AIM OF THE EXERCISE: Quote the whole listing verbatim.
Begin
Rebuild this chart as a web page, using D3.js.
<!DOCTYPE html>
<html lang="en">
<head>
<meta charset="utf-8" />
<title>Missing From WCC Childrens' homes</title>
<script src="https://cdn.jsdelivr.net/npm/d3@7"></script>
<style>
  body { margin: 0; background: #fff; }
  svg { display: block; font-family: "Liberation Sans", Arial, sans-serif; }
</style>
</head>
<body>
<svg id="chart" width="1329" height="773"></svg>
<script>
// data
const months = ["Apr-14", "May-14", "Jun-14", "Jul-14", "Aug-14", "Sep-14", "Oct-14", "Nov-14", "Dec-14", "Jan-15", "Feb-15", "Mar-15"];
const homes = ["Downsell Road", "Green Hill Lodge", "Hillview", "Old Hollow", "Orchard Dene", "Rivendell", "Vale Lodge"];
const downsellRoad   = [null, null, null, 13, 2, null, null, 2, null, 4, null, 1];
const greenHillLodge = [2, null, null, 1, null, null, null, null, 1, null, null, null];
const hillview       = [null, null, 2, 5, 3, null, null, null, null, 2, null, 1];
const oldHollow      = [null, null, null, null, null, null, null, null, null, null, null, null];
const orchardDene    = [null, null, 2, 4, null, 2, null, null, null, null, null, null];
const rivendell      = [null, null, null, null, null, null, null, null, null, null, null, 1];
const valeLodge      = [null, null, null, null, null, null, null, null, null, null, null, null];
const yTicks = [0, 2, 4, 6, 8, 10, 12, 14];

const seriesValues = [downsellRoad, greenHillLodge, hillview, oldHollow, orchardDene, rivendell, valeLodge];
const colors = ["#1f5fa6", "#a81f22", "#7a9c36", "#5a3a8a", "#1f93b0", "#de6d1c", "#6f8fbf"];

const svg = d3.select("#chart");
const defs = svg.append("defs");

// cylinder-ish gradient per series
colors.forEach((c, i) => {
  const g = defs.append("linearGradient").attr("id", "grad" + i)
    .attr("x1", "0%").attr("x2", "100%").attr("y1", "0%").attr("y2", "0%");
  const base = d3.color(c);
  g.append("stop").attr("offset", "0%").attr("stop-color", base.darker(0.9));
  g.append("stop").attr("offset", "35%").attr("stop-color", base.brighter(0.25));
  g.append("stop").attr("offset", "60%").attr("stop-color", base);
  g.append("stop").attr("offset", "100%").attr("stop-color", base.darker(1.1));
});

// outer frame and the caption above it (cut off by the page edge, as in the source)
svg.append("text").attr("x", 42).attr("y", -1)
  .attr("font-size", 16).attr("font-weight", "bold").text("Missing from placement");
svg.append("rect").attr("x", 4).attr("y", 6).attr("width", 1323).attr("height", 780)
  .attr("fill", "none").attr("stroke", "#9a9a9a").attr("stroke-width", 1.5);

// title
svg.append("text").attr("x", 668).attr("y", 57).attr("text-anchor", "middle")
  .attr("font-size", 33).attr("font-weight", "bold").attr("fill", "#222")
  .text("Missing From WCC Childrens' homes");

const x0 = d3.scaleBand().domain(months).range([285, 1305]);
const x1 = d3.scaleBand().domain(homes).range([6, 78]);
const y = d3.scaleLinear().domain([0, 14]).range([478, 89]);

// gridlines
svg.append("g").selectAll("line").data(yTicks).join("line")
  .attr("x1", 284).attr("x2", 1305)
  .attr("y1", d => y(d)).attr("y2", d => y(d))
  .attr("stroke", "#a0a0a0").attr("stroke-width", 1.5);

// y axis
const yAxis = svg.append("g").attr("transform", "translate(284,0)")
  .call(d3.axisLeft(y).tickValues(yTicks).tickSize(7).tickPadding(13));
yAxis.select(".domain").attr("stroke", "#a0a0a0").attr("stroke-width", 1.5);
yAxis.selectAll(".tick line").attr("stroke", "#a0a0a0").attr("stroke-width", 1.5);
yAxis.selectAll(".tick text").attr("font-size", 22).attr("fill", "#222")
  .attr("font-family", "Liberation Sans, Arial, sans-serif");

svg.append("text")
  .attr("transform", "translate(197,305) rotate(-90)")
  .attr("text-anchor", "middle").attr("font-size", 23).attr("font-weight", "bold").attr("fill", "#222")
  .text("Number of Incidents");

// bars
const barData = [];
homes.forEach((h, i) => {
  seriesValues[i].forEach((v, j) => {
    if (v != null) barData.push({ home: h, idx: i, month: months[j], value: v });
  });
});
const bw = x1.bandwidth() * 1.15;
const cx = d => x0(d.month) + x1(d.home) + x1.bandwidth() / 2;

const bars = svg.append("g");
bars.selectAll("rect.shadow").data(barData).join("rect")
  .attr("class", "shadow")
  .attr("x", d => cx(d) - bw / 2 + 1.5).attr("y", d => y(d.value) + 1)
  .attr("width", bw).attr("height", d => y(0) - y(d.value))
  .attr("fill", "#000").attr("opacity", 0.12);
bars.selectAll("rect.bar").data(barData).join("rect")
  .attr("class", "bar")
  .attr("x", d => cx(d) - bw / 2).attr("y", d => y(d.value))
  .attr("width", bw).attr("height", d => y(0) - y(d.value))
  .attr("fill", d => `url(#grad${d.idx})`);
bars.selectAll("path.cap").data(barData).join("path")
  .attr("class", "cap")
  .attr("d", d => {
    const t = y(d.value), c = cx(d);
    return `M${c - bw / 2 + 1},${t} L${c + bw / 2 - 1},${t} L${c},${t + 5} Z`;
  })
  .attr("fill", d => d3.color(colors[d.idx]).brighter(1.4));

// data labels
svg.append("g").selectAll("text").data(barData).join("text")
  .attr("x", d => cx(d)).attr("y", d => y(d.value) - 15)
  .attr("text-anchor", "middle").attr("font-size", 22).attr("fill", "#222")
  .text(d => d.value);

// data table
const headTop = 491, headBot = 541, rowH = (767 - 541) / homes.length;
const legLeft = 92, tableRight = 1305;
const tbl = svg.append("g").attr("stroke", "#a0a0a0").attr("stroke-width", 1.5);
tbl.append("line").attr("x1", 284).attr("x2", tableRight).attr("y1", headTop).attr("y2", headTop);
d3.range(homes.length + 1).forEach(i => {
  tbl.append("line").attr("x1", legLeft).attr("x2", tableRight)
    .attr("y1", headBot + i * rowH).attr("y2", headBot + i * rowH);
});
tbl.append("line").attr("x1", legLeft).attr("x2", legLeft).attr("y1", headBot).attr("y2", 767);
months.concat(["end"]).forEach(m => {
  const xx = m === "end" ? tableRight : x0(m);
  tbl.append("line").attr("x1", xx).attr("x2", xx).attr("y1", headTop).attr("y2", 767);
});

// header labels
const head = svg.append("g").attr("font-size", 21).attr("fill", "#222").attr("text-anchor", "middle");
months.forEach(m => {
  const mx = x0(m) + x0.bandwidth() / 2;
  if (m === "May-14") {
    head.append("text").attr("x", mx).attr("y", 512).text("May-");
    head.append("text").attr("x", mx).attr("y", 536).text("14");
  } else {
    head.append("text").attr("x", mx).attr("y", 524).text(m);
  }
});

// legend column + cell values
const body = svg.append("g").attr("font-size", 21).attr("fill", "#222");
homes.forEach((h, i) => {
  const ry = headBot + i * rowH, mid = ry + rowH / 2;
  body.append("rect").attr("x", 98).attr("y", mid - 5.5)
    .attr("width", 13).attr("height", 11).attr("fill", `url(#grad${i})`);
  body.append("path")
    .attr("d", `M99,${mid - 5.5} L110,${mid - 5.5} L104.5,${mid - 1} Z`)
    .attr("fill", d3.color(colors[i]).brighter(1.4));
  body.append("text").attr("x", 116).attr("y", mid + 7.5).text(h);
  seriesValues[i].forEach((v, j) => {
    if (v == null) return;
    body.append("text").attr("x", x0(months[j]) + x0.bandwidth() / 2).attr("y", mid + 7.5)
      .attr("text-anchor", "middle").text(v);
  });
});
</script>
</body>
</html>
End
OUTPUT FOR THIS EXERCISE:
Rebuild this chart as a web page, using D3.js.
<!DOCTYPE html>
<html lang="en">
<head>
<meta charset="utf-8" />
<title>Missing From WCC Childrens' homes</title>
<script src="https://cdn.jsdelivr.net/npm/d3@7"></script>
<style>
  body { margin: 0; background: #fff; }
  svg { display: block; font-family: "Liberation Sans", Arial, sans-serif; }
</style>
</head>
<body>
<svg id="chart" width="1329" height="773"></svg>
<script>
// data
const months = ["Apr-14", "May-14", "Jun-14", "Jul-14", "Aug-14", "Sep-14", "Oct-14", "Nov-14", "Dec-14", "Jan-15", "Feb-15", "Mar-15"];
const homes = ["Downsell Road", "Green Hill Lodge", "Hillview", "Old Hollow", "Orchard Dene", "Rivendell", "Vale Lodge"];
const downsellRoad   = [null, null, null, 13, 2, null, null, 2, null, 4, null, 1];
const greenHillLodge = [2, null, null, 1, null, null, null, null, 1, null, null, null];
const hillview       = [null, null, 2, 5, 3, null, null, null, null, 2, null, 1];
const oldHollow      = [null, null, null, null, null, null, null, null, null, null, null, null];
const orchardDene    = [null, null, 2, 4, null, 2, null, null, null, null, null, null];
const rivendell      = [null, null, null, null, null, null, null, null, null, null, null, 1];
const valeLodge      = [null, null, null, null, null, null, null, null, null, null, null, null];
const yTicks = [0, 2, 4, 6, 8, 10, 12, 14];

const seriesValues = [downsellRoad, greenHillLodge, hillview, oldHollow, orchardDene, rivendell, valeLodge];
const colors = ["#1f5fa6", "#a81f22", "#7a9c36", "#5a3a8a", "#1f93b0", "#de6d1c", "#6f8fbf"];

const svg = d3.select("#chart");
const defs = svg.append("defs");

// cylinder-ish gradient per series
colors.forEach((c, i) => {
  const g = defs.append("linearGradient").attr("id", "grad" + i)
    .attr("x1", "0%").attr("x2", "100%").attr("y1", "0%").attr("y2", "0%");
  const base = d3.color(c);
  g.append("stop").attr("offset", "0%").attr("stop-color", base.darker(0.9));
  g.append("stop").attr("offset", "35%").attr("stop-color", base.brighter(0.25));
  g.append("stop").attr("offset", "60%").attr("stop-color", base);
  g.append("stop").attr("offset", "100%").attr("stop-color", base.darker(1.1));
});

// outer frame and the caption above it (cut off by the page edge, as in the source)
svg.append("text").attr("x", 42).attr("y", -1)
  .attr("font-size", 16).attr("font-weight", "bold").text("Missing from placement");
svg.append("rect").attr("x", 4).attr("y", 6).attr("width", 1323).attr("height", 780)
  .attr("fill", "none").attr("stroke", "#9a9a9a").attr("stroke-width", 1.5);

// title
svg.append("text").attr("x", 668).attr("y", 57).attr("text-anchor", "middle")
  .attr("font-size", 33).attr("font-weight", "bold").attr("fill", "#222")
  .text("Missing From WCC Childrens' homes");

const x0 = d3.scaleBand().domain(months).range([285, 1305]);
const x1 = d3.scaleBand().domain(homes).range([6, 78]);
const y = d3.scaleLinear().domain([0, 14]).range([478, 89]);

// gridlines
svg.append("g").selectAll("line").data(yTicks).join("line")
  .attr("x1", 284).attr("x2", 1305)
  .attr("y1", d => y(d)).attr("y2", d => y(d))
  .attr("stroke", "#a0a0a0").attr("stroke-width", 1.5);

// y axis
const yAxis = svg.append("g").attr("transform", "translate(284,0)")
  .call(d3.axisLeft(y).tickValues(yTicks).tickSize(7).tickPadding(13));
yAxis.select(".domain").attr("stroke", "#a0a0a0").attr("stroke-width", 1.5);
yAxis.selectAll(".tick line").attr("stroke", "#a0a0a0").attr("stroke-width", 1.5);
yAxis.selectAll(".tick text").attr("font-size", 22).attr("fill", "#222")
  .attr("font-family", "Liberation Sans, Arial, sans-serif");

svg.append("text")
  .attr("transform", "translate(197,305) rotate(-90)")
  .attr("text-anchor", "middle").attr("font-size", 23).attr("font-weight", "bold").attr("fill", "#222")
  .text("Number of Incidents");

// bars
const barData = [];
homes.forEach((h, i) => {
  seriesValues[i].forEach((v, j) => {
    if (v != null) barData.push({ home: h, idx: i, month: months[j], value: v });
  });
});
const bw = x1.bandwidth() * 1.15;
const cx = d => x0(d.month) + x1(d.home) + x1.bandwidth() / 2;

const bars = svg.append("g");
bars.selectAll("rect.shadow").data(barData).join("rect")
  .attr("class", "shadow")
  .attr("x", d => cx(d) - bw / 2 + 1.5).attr("y", d => y(d.value) + 1)
  .attr("width", bw).attr("height", d => y(0) - y(d.value))
  .attr("fill", "#000").attr("opacity", 0.12);
bars.selectAll("rect.bar").data(barData).join("rect")
  .attr("class", "bar")
  .attr("x", d => cx(d) - bw / 2).attr("y", d => y(d.value))
  .attr("width", bw).attr("height", d => y(0) - y(d.value))
  .attr("fill", d => `url(#grad${d.idx})`);
bars.selectAll("path.cap").data(barData).join("path")
  .attr("class", "cap")
  .attr("d", d => {
    const t = y(d.value), c = cx(d);
    return `M${c - bw / 2 + 1},${t} L${c + bw / 2 - 1},${t} L${c},${t + 5} Z`;
  })
  .attr("fill", d => d3.color(colors[d.idx]).brighter(1.4));

// data labels
svg.append("g").selectAll("text").data(barData).join("text")
  .attr("x", d => cx(d)).attr("y", d => y(d.value) - 15)
  .attr("text-anchor", "middle").attr("font-size", 22).attr("fill", "#222")
  .text(d => d.value);

// data table
const headTop = 491, headBot = 541, rowH = (767 - 541) / homes.length;
const legLeft = 92, tableRight = 1305;
const tbl = svg.append("g").attr("stroke", "#a0a0a0").attr("stroke-width", 1.5);
tbl.append("line").attr("x1", 284).attr("x2", tableRight).attr("y1", headTop).attr("y2", headTop);
d3.range(homes.length + 1).forEach(i => {
  tbl.append("line").attr("x1", legLeft).attr("x2", tableRight)
    .attr("y1", headBot + i * rowH).attr("y2", headBot + i * rowH);
});
tbl.append("line").attr("x1", legLeft).attr("x2", legLeft).attr("y1", headBot).attr("y2", 767);
months.concat(["end"]).forEach(m => {
  const xx = m === "end" ? tableRight : x0(m);
  tbl.append("line").attr("x1", xx).attr("x2", xx).attr("y1", headTop).attr("y2", 767);
});

// header labels
const head = svg.append("g").attr("font-size", 21).attr("fill", "#222").attr("text-anchor", "middle");
months.forEach(m => {
  const mx = x0(m) + x0.bandwidth() / 2;
  if (m === "May-14") {
    head.append("text").attr("x", mx).attr("y", 512).text("May-");
    head.append("text").attr("x", mx).attr("y", 536).text("14");
  } else {
    head.append("text").attr("x", mx).attr("y", 524).text(m);
  }
});

// legend column + cell values
const body = svg.append("g").attr("font-size", 21).attr("fill", "#222");
homes.forEach((h, i) => {
  const ry = headBot + i * rowH, mid = ry + rowH / 2;
  body.append("rect").attr("x", 98).attr("y", mid - 5.5)
    .attr("width", 13).attr("height", 11).attr("fill", `url(#grad${i})`);
  body.append("path")
    .attr("d", `M99,${mid - 5.5} L110,${mid - 5.5} L104.5,${mid - 1} Z`)
    .attr("fill", d3.color(colors[i]).brighter(1.4));
  body.append("text").attr("x", 116).attr("y", mid + 7.5).text(h);
  seriesValues[i].forEach((v, j) => {
    if (v == null) return;
    body.append("text").attr("x", x0(months[j]) + x0.bandwidth() / 2).attr("y", mid + 7.5)
      .attr("text-anchor", "middle").text(v);
  });
});
</script>
</body>
</html>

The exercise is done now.